Since April, there haven't been any news on the probe. However, any enforcement action against Kaspersky from the Commerce Department would prohibit the use of the company's software on computer networks that operate critical infrastructure. At the same time, too broad restrictions on Kaspersky Lab in the US could cause disruption to the operation of other software.
But just about any action against Kaspersky would contribute to furthering a situation in which hardware or software produced in the West is used by Western companies and organisations, while Russian-produced tech is used only by that country’s allies.
Incidentally, Kaspersky denies that it works with Russia to facilitate cyberespionage, but the firm has further stepped down its operations in North America since Russia’s invasion of Ukraine.
As business opportunities in the countries supporting Ukraine have been shrinking for Kaspersky Lab, the company is trying to foster growth in markets that are still open for its business.
In September 2023, Kaspersky Lab opened a transparency centre in Saudi Arabia, aiming to step up trust in Kaspersky products by explaining its policies to users and giving them a chance to check source code. A network of transparency centres has already existed in various countries as part of a global transparency initiative launched back in 2018.
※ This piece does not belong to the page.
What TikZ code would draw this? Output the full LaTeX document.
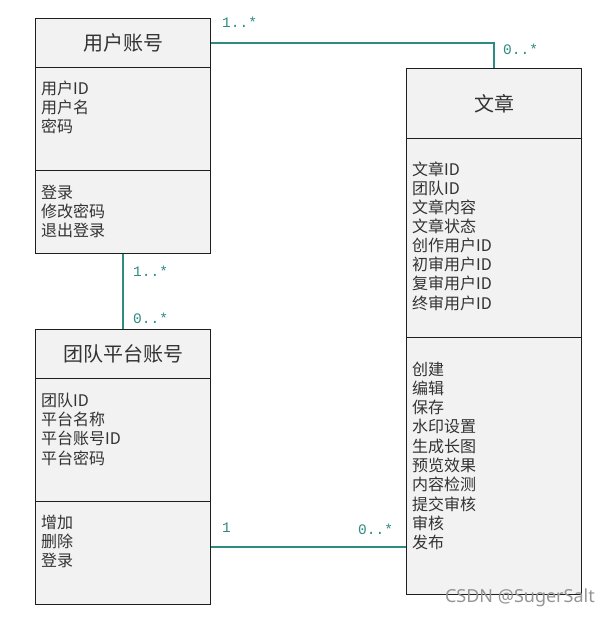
\documentclass[tikz,border=0pt]{standalone}
\usepackage{fontspec}
\setmainfont{Noto Sans CJK SC}
\newfontfamily\lblfont{Liberation Mono}
\newfontfamily\wmfont{Noto Sans}
\definecolor{conncol}{HTML}{2F8B82}
\definecolor{boxfill}{HTML}{F2F2F2}
\definecolor{boxline}{HTML}{1E1E1E}
\definecolor{wmcol}{HTML}{959595}
\begin{document}
\begin{tikzpicture}[x=1pt,y=-1pt,
  comp/.style={draw=boxline, fill=boxfill, line width=1.1pt, anchor=north west, inner sep=0pt},
  ttl/.style={font=\fontsize{20}{24}\selectfont, text=black!80},
  row/.style={anchor=west, inner sep=0pt, font=\fontsize{16}{19}\selectfont, text height=13pt, text depth=1pt, text=black!80},
  conn/.style={draw=conncol, line width=1.2pt},
  mult/.style={anchor=west, inner sep=0pt, font=\lblfont\fontsize{14.5}{16}\selectfont, text=conncol}]
\useasboundingbox (0,0) rectangle (610,619);
\fill[white] (0,0) rectangle (610,619);

% 用户账号
\node[comp, minimum width=175pt, minimum height=49pt] (u1) at (35,18) {};
\node[ttl] (u1t) at (u1.center) {用户账号};
\node[comp, minimum width=175pt, minimum height=103pt] (u2) at (35,67) {};
\node[comp, minimum width=175pt, minimum height=83pt] (u3) at (35,170) {};
\foreach \t [count=\i] in {用户ID,用户名,密码}
  \node[row] (ua\i) at (41,{88+19.4*(\i-1)}) {\t};
\foreach \t [count=\i] in {登录,修改密码,退出登录}
  \node[row] (um\i) at (41,{192+19.4*(\i-1)}) {\t};

% 团队平台账号
\node[comp, minimum width=175pt, minimum height=49pt] (t1) at (35,329) {};
\node[ttl] (t1t) at (t1.center) {团队平台账号};
\node[comp, minimum width=175pt, minimum height=123pt] (t2) at (35,378) {};
\node[comp, minimum width=175pt, minimum height=103pt] (t3) at (35,501) {};
\foreach \t [count=\i] in {团队ID,平台名称,平台账号ID,平台密码}
  \node[row] (ta\i) at (41,{400+19.4*(\i-1)}) {\t};
\foreach \t [count=\i] in {增加,删除,登录}
  \node[row] (tm\i) at (41,{522+19.4*(\i-1)}) {\t};

% 文章
\node[comp, minimum width=175pt, minimum height=70pt] (w1) at (406,68) {};
\node[ttl] (w1t) at (w1.center) {文章};
\node[comp, minimum width=175pt, minimum height=199pt] (w2) at (406,138) {};
\node[comp, minimum width=175pt, minimum height=257pt] (w3) at (406,337) {};
\foreach \t [count=\i] in {文章ID,团队ID,文章内容,文章状态,创作用户ID,初审用户ID,复审用户ID,终审用户ID}
  \node[row] (wa\i) at (412,{169+19.15*(\i-1)}) {\t};
\foreach \t [count=\i] in {创建,编辑,保存,水印设置,生成长图,预览效果,内容检测,提交审核,审核,发布}
  \node[row] (wm\i) at (412,{369+19.33*(\i-1)}) {\t};

% connectors
\coordinate (hy) at (0,547);
\draw[conn] (u1.east) -| (w1.north);
\draw[conn] (u3.south) -- (t1.north);
\draw[conn] (t3.east |- hy) -- (w3.west |- hy);

% multiplicities
\node[mult] (m1) at (222,22) {1..*};
\node[mult] (m2) at (503,49) {0..*};
\node[mult] (m3) at (133,271) {1..*};
\node[mult] (m4) at (133,318) {0..*};
\node[mult] (m5) at (222,528) {1};
\node[mult] (m6) at (358,529) {0..*};

% watermark
\node[anchor=east, inner sep=0pt, font=\wmfont\fontsize{18}{20}\selectfont, text=wmcol] (wm) at (595,598) {CSDN @SugerSalt};
\end{tikzpicture}
\end{document}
Kaspersky Lab says its sales were up by 16% in the first half of 2023, year on year. More transparency centres are expected to be launched in Middle East, Africa and the Asia Pacific region by mid-2024.
Simultaneously, Kaspersky Lab is trying to step up its presence in the Chinese market. Recently, the firm announced an OEM agreement with Chinese electronics manufacturer Centerm, which will now install Kaspersky Thin Client on tablets and other devices it manufactures.